## [TASK GOAL]
All lines from the top of the records below through the line holding "0.612, 0.590, 0.568];", and only those, should be printed exactly, minus the pictures.

## [MATERIAL FOR THIS EXERCISE]
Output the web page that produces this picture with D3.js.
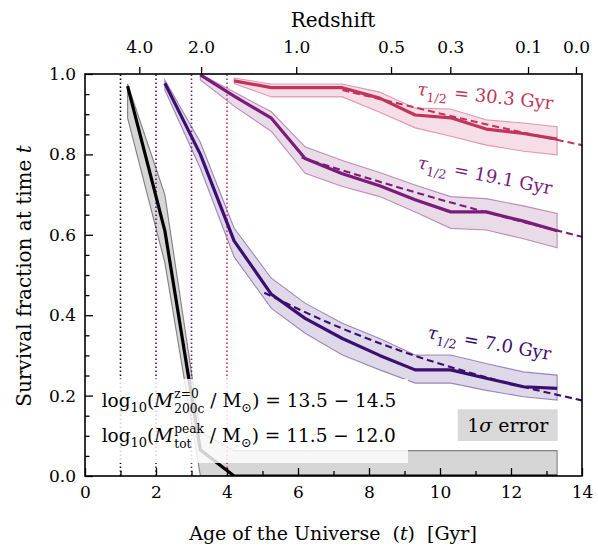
<!DOCTYPE html>
<html><head><meta charset="utf-8">
<script src="https://cdn.jsdelivr.net/npm/d3@7"></script>
<style>body{margin:0;background:#fff} svg{display:block} text{font-family:"DejaVu Serif",serif}</style>
</head><body><svg id="c" width="598" height="549"></svg>
<script>
// ---------------- data ----------------
const snapTimes = [1.2, 2.25, 3.25, 4.2, 5.25, 6.2, 7.25, 8.3, 9.3, 10.3, 11.3, 12.35, 13.3];

// black (first snapshot index 0)
const blackStart = 0;
const blackLine  = [0.970, 0.610, 0.065, 0, 0, 0, 0, 0, 0, 0, 0, 0, 0];
const blackUpper = [0.975, 0.700, 0.110, 0.063, 0.063, 0.063, 0.063, 0.063, 0.063, 0.063, 0.063, 0.063, 0.063];
const blackLower = [0.890, 0.530, 0, 0, 0, 0, 0, 0, 0, 0, 0, 0, 0];

// indigo, tau = 7.0 Gyr (starts at snapshot index 1)
const indigoStart = 1;
const indigoLine  = [0.977, 0.800, 0.585, 0.452, 0.392, 0.342, 0.300, 0.264, 0.264, 0.243, 0.222, 0.218];
const indigoUpper = [0.985, 0.830, 0.617, 0.492, 0.430, 0.380, 0.342, 0.301, 0.301, 0.280, 0.259, 0.251];
const indigoLower = [0.960, 0.765, 0.545, 0.417, 0.355, 0.301, 0.264, 0.231, 0.231, 0.213, 0.197, 0.189];

// purple, tau = 19.1 Gyr (starts at snapshot index 2)
const purpleStart = 2;
const purpleLine  = [0.998, 0.945, 0.890, 0.790, 0.752, 0.722, 0.687, 0.657, 0.657, 0.634, 0.610];
const purpleUpper = [1.000, 0.955, 0.906, 0.819, 0.785, 0.755, 0.724, 0.695, 0.690, 0.672, 0.653];
const purpleLower = [0.985, 0.920, 0.857, 0.753, 0.720, 0.695, 0.657, 0.616, 0.612, 0.590, 0.568];

// red, tau = 30.3 Gyr (starts at snapshot index 3)
const redStart = 3;
const redLine  = [0.983, 0.966, 0.966, 0.966, 0.940, 0.898, 0.891, 0.863, 0.852, 0.838];
const redUpper = [0.990, 0.975, 0.975, 0.975, 0.955, 0.915, 0.913, 0.886, 0.878, 0.869];
const redLower = [0.976, 0.943, 0.943, 0.943, 0.905, 0.866, 0.845, 0.823, 0.808, 0.799];

// dashed half-life fits
const indigoFitT = [5.05, 7, 9, 11, 14];
const indigoFitF = [0.456, 0.376, 0.308, 0.253, 0.188];
const purpleFitT = [6.1, 8, 10, 12, 14];
const purpleFitF = [0.792, 0.740, 0.688, 0.640, 0.595];
const redFitT = [7.25, 9, 11, 14];
const redFitF = [0.960, 0.923, 0.881, 0.823];

// formation-time markers (dotted verticals)
const markerTimes = [1, 2, 3, 4];

// half-life labels
const tauLabels = ["7.0", "19.1", "30.3"];

// axes
const xTicks = [0, 2, 4, 6, 8, 10, 12, 14];
const yTicks = [0, 0.2, 0.4, 0.6, 0.8, 1.0];
const redshiftLabels = ["4.0", "2.0", "1.0", "0.5", "0.3", "0.1", "0.0"];
const redshiftAges   = [1.53, 3.27, 5.95, 8.62, 10.29, 12.48, 13.83];

// ---------------- layout ----------------
const FONT = '"DejaVu Serif",serif';
const C = {black:"#000000", indigo:"#3b0f6f", purple:"#7a1c78", red:"#c2345c"};
const L = 85, R = 582, T = 74, B = 476;
const svg = d3.select("#c");
const x = d3.scaleLinear().domain([0, 14]).range([L, R]);
const y = d3.scaleLinear().domain([0, 1]).range([B, T]);

const defs = svg.append("defs");
defs.append("clipPath").attr("id","clip").append("rect")
  .attr("x", L).attr("y", T).attr("width", R-L).attr("height", B-T);
const plot = svg.append("g").attr("clip-path","url(#clip)");

function series(start, vals) { return vals.map((v,i)=>({t:snapTimes[start+i], v})); }
const area = d3.area().x(d=>x(d.t)).y0(d=>y(d.lo)).y1(d=>y(d.hi));
const line = d3.line().x(d=>x(d.t)).y(d=>y(d.v));
const fitLine = d3.line().x(d=>x(d.t)).y(d=>y(d.v)).curve(d3.curveMonotoneX);

const groups = [
  {start:blackStart,  ln:blackLine,  up:blackUpper,  lo:blackLower,  c:C.black},
  {start:indigoStart, ln:indigoLine, up:indigoUpper, lo:indigoLower, c:C.indigo},
  {start:purpleStart, ln:purpleLine, up:purpleUpper, lo:purpleLower, c:C.purple},
  {start:redStart,    ln:redLine,    up:redUpper,    lo:redLower,    c:C.red},
];

// bands
groups.forEach(g => {
  const d = g.up.map((u,i)=>({t:snapTimes[g.start+i], hi:u, lo:g.lo[i]}));
  plot.append("path").attr("d", area(d))
    .attr("fill", g.c).attr("fill-opacity", 0.16)
    .attr("stroke", g.c).attr("stroke-opacity", 0.45).attr("stroke-width", 1.1);
});

// dotted markers
const markerColors = [C.black, C.indigo, C.purple, C.red];
markerTimes.forEach((t,i) => {
  plot.append("line").attr("x1", x(t)).attr("x2", x(t)).attr("y1", y(0)).attr("y2", y(1))
    .attr("stroke", markerColors[i]).attr("stroke-width", 1.6).attr("stroke-dasharray", "1.6,2.4");
});

// dashed fits
[[indigoFitT, indigoFitF, C.indigo],[purpleFitT, purpleFitF, C.purple],[redFitT, redFitF, C.red]].forEach(([ts, fs, c]) => {
  const d = ts.map((t,i)=>({t, v:fs[i]}));
  plot.append("path").attr("d", fitLine(d)).attr("fill","none")
    .attr("stroke", c).attr("stroke-width", 2.1).attr("stroke-dasharray", "7,4");
});

// main lines
groups.forEach(g => {
  plot.append("path").attr("d", line(series(g.start, g.ln))).attr("fill","none")
    .attr("stroke", g.c).attr("stroke-width", 3.2).attr("stroke-linejoin","round");
});

// ---------------- rich text helper ----------------
function rich(parent, segs, size, color) {
  const g = parent.append("g").attr("fill", color);
  let cx = 0;
  const mk = (txt, yy, fs, it) => g.append("text").attr("x", cx).attr("y", yy)
      .attr("font-size", fs).attr("font-style", it ? "italic" : null).text(txt);
  segs.forEach(s => {
    if (s.stack) {
      const a = mk(s.stack[0], -0.46*size, 0.66*size, false);
      const b = mk(s.stack[1], 0.34*size, 0.66*size, false);
      cx += Math.max(a.node().getComputedTextLength(), b.node().getComputedTextLength());
    } else {
      const yy = s.pos === "sub" ? 0.30*size : (s.pos === "sup" ? -0.40*size : 0);
      const fs = s.pos ? 0.7*size : size;
      const t = mk(s.t, yy, fs, s.it);
      cx += t.node().getComputedTextLength() + (s.pad || 0);
    }
  });
  return {g, width: cx};
}
const NB = "\u00a0";

// legend background
svg.append("rect").attr("x", 93).attr("y", 379).attr("width", 315).attr("height", 84)
  .attr("fill", "#fff").attr("fill-opacity", 0.82);

// legend text
rich(svg.append("g").attr("transform","translate(101.7,406.7)"), [
  {t:"log"}, {t:"10", pos:"sub"}, {t:"("}, {t:"M", it:true, pad:1}, {stack:["z=0","200c"]},
  {t:NB+"/"+NB+"M"}, {t:"\u2299", pos:"sub"}, {t:")"+NB+"="+NB+"13.5"+NB+"\u2212"+NB+"14.5"}
], 18.5, "#000");
rich(svg.append("g").attr("transform","translate(101.7,441.7)"), [
  {t:"log"}, {t:"10", pos:"sub"}, {t:"("}, {t:"M", it:true, pad:1}, {stack:["peak","tot"]},
  {t:NB+"/"+NB+"M"}, {t:"\u2299", pos:"sub"}, {t:")"+NB+"="+NB+"11.5"+NB+"\u2212"+NB+"12.0"}
], 18.5, "#000");

// 1 sigma box
svg.append("rect").attr("x", 457.7).attr("y", 409.3).attr("width", 100).attr("height", 31.7).attr("fill", "#d9d9d9");
const sg = svg.append("g");
const sr = rich(sg, [{t:"1"}, {t:"\u03c3", it:true}, {t:NB+"error"}], 19, "#000");
sg.attr("transform", `translate(${507.7 - sr.width/2},432)`);

// tau labels
const tauPos = [
  {x:426.7, y:338.3, a:10, c:C.indigo},
  {x:416.7, y:168.3, a:11, c:C.purple},
  {x:416.7, y:95,    a:6,  c:C.red},
];
tauLabels.forEach((v,i) => {
  const p = tauPos[i];
  const g = svg.append("g").attr("transform", `translate(${p.x},${p.y}) rotate(${p.a})`);
  rich(g, [{t:"\u03c4", it:true}, {t:"1/2", pos:"sub", pad:1}, {t:NB+"="+NB+v+NB+"Gyr"}], 18, p.c);
});

// ---------------- axes ----------------
const fmtY = d3.format(".1f");
const ax = svg.append("g");
// bottom
ax.append("g").attr("transform", `translate(0,${B})`)
  .call(d3.axisBottom(x).tickValues(xTicks).tickSize(-8).tickPadding(10).tickFormat(d3.format("d")));
ax.append("g").attr("transform", `translate(0,${B})`)
  .call(d3.axisBottom(x).tickValues(d3.range(1,14,2)).tickSize(-5).tickFormat(""));
// left
ax.append("g").attr("transform", `translate(${L},0)`)
  .call(d3.axisLeft(y).tickValues(yTicks).tickSize(-8).tickPadding(9).tickFormat(fmtY));
ax.append("g").attr("transform", `translate(${L},0)`)
  .call(d3.axisLeft(y).tickValues(d3.range(1,20).map(i=>i*0.05).filter((v,i)=> (i+1)%4!==0)).tickSize(-4.5).tickFormat(""));
// top (redshift)
const topScale = d3.scaleLinear().domain([0,14]).range([L,R]);
ax.append("g").attr("transform", `translate(0,${T})`)
  .call(d3.axisTop(topScale).tickValues(redshiftAges).tickSize(7).tickPadding(14)
    .tickFormat((d,i)=>redshiftLabels[i]));
ax.selectAll(".domain").remove();
ax.selectAll(".tick line").attr("stroke", "#000").attr("stroke-width", 1.3);
ax.selectAll(".tick text").attr("font-family", FONT).attr("font-size", 17).attr("fill","#000");

// frame
svg.append("rect").attr("x", L).attr("y", T).attr("width", R-L).attr("height", B-T)
  .attr("fill","none").attr("stroke","#000").attr("stroke-width", 1.6);

// axis titles
const xt = svg.append("g");
const xr = rich(xt, [{t:"Age of the Universe"+NB+NB}, {t:"("}, {t:"t", it:true}, {t:")"+NB+NB+"[Gyr]"}], 19, "#000");
xt.attr("transform", `translate(${333 - xr.width/2},540)`);

const yt = svg.append("g");
const yr = rich(yt, [{t:"Survival fraction at time"+NB}, {t:"t", it:true}], 20, "#000");
yt.attr("transform", `translate(31,${276 + yr.width/2}) rotate(-90)`);

svg.append("text").attr("x", 333).attr("y", 27).attr("text-anchor","middle")
  .attr("font-size", 20).text("Redshift");
</script></body></html>
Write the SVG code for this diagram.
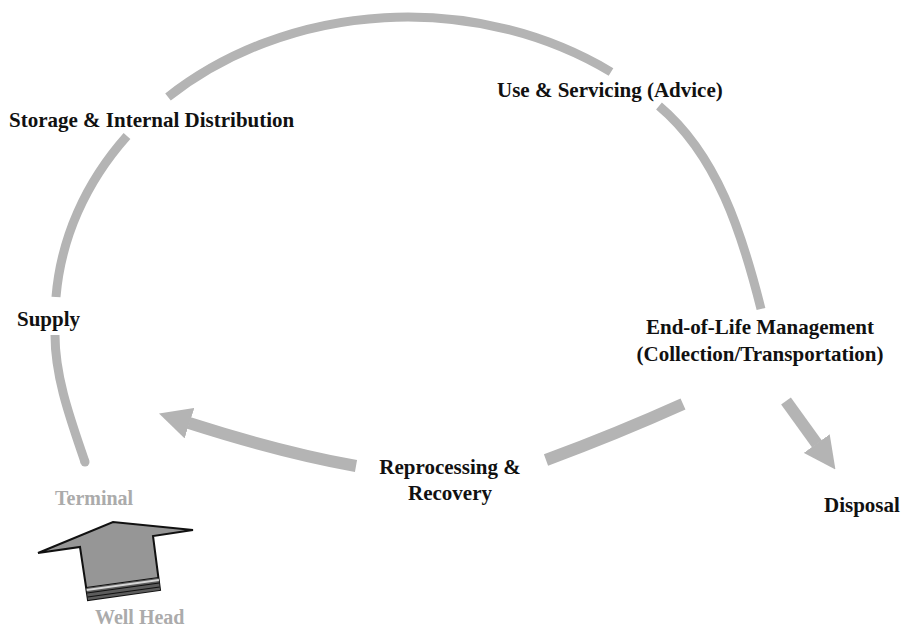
<svg xmlns="http://www.w3.org/2000/svg" width="902" height="629" viewBox="0 0 902 629">
<style>
.lbl{font-family:"Liberation Serif","Times New Roman",serif;font-weight:bold;font-size:21px;fill:#111}
.gry{font-family:"Liberation Serif","Times New Roman",serif;font-weight:bold;font-size:20px;fill:#ababab}
.ring{fill:none;stroke:#b4b4b4;stroke-width:9}
.flow{fill:none;stroke:#b4b4b4;stroke-width:12}
.stripe{fill:none;stroke:#111;stroke-width:1.2}
</style>
<defs>
<marker id="head" markerUnits="userSpaceOnUse" viewBox="0 0 32 32" markerWidth="32" markerHeight="32" refX="0.5" refY="16" orient="auto">
<path d="M0,0 L32,16 L0,32 Z" fill="#b4b4b4"/>
</marker>
</defs>
<rect width="902" height="629" fill="#fff"/>
<g id="connectors">
<path class="ring" d="M55,335 C55,378 71.2,421.2 85,462"/>
<circle cx="85" cy="462" r="4.5" fill="#b4b4b4"/>
<path class="ring" d="M56,297 A350,300 0 0 1 127,136"/>
<path class="ring" d="M168,97 A354,303 0 0 1 611,72"/>
<path class="ring" d="M659,106 C717.2,154.9 742,233.1 761,309"/>
<path class="flow" d="M683,404 Q616.6,433.9 546,460"/>
<path class="flow" d="M356,466 Q281.4,452.6 189,423" marker-end="url(#head)"/>
<path class="flow" d="M786,401 L817,444" marker-end="url(#head)"/>
</g>
<g id="wellhead-arrow">
<polygon points="38,553 113,522 193,530 153,536 160,590 88,600 80,547" fill="#969696" stroke="#111" stroke-width="2" stroke-linejoin="miter"/>
<polygon points="88,600 160,590 158.6,578 86.3,588" fill="#5c5c5c"/>
<line class="stripe" x1="87.6" y1="597" x2="159.7" y2="587"/>
<line class="stripe" x1="87.0" y1="593" x2="159.2" y2="583"/>
<line x1="86.7" y1="590" x2="158.9" y2="580" stroke="#d6d6d6" stroke-width="2"/>
<line class="stripe" x1="86.3" y1="587.5" x2="158.5" y2="577.5"/>
</g>
<g id="node-storage"><text class="lbl" x="9" y="127">Storage &amp; Internal Distribution</text></g>
<g id="node-use"><text class="lbl" x="497" y="97">Use &amp; Servicing (Advice)</text></g>
<g id="node-supply"><text class="lbl" x="17" y="326">Supply</text></g>
<g id="node-eol"><text class="lbl" text-anchor="middle" x="760" y="334">End-of-Life Management</text><text class="lbl" text-anchor="middle" x="760" y="361">(Collection/Transportation)</text></g>
<g id="node-reprocessing"><text class="lbl" text-anchor="middle" x="450" y="474">Reprocessing &amp;</text><text class="lbl" text-anchor="middle" x="450" y="500">Recovery</text></g>
<g id="node-disposal"><text class="lbl" x="824" y="512">Disposal</text></g>
<g id="node-terminal"><text class="gry" x="55" y="505">Terminal</text></g>
<g id="node-wellhead"><text class="gry" x="95" y="624">Well Head</text></g>
</svg>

## [RESULT]
Output the web page that produces this picture with D3.js.
<!DOCTYPE html>
<html><head><meta charset="utf-8">
<script src="https://cdn.jsdelivr.net/npm/d3@7"></script>
<style>body{margin:0;background:#fff} svg{display:block} text{font-family:"DejaVu Serif",serif}</style>
</head><body><svg id="c" width="598" height="549"></svg>
<script>
// ---------------- data ----------------
const snapTimes = [1.2, 2.25, 3.25, 4.2, 5.25, 6.2, 7.25, 8.3, 9.3, 10.3, 11.3, 12.35, 13.3];

// black (first snapshot index 0)
const blackStart = 0;
const blackLine  = [0.970, 0.610, 0.065, 0, 0, 0, 0, 0, 0, 0, 0, 0, 0];
const blackUpper = [0.975, 0.700, 0.110, 0.063, 0.063, 0.063, 0.063, 0.063, 0.063, 0.063, 0.063, 0.063, 0.063];
const blackLower = [0.890, 0.530, 0, 0, 0, 0, 0, 0, 0, 0, 0, 0, 0];

// indigo, tau = 7.0 Gyr (starts at snapshot index 1)
const indigoStart = 1;
const indigoLine  = [0.977, 0.800, 0.585, 0.452, 0.392, 0.342, 0.300, 0.264, 0.264, 0.243, 0.222, 0.218];
const indigoUpper = [0.985, 0.830, 0.617, 0.492, 0.430, 0.380, 0.342, 0.301, 0.301, 0.280, 0.259, 0.251];
const indigoLower = [0.960, 0.765, 0.545, 0.417, 0.355, 0.301, 0.264, 0.231, 0.231, 0.213, 0.197, 0.189];

// purple, tau = 19.1 Gyr (starts at snapshot index 2)
const purpleStart = 2;
const purpleLine  = [0.998, 0.945, 0.890, 0.790, 0.752, 0.722, 0.687, 0.657, 0.657, 0.634, 0.610];
const purpleUpper = [1.000, 0.955, 0.906, 0.819, 0.785, 0.755, 0.724, 0.695, 0.690, 0.672, 0.653];
const purpleLower = [0.985, 0.920, 0.857, 0.753, 0.720, 0.695, 0.657, 0.616, 0.612, 0.590, 0.568];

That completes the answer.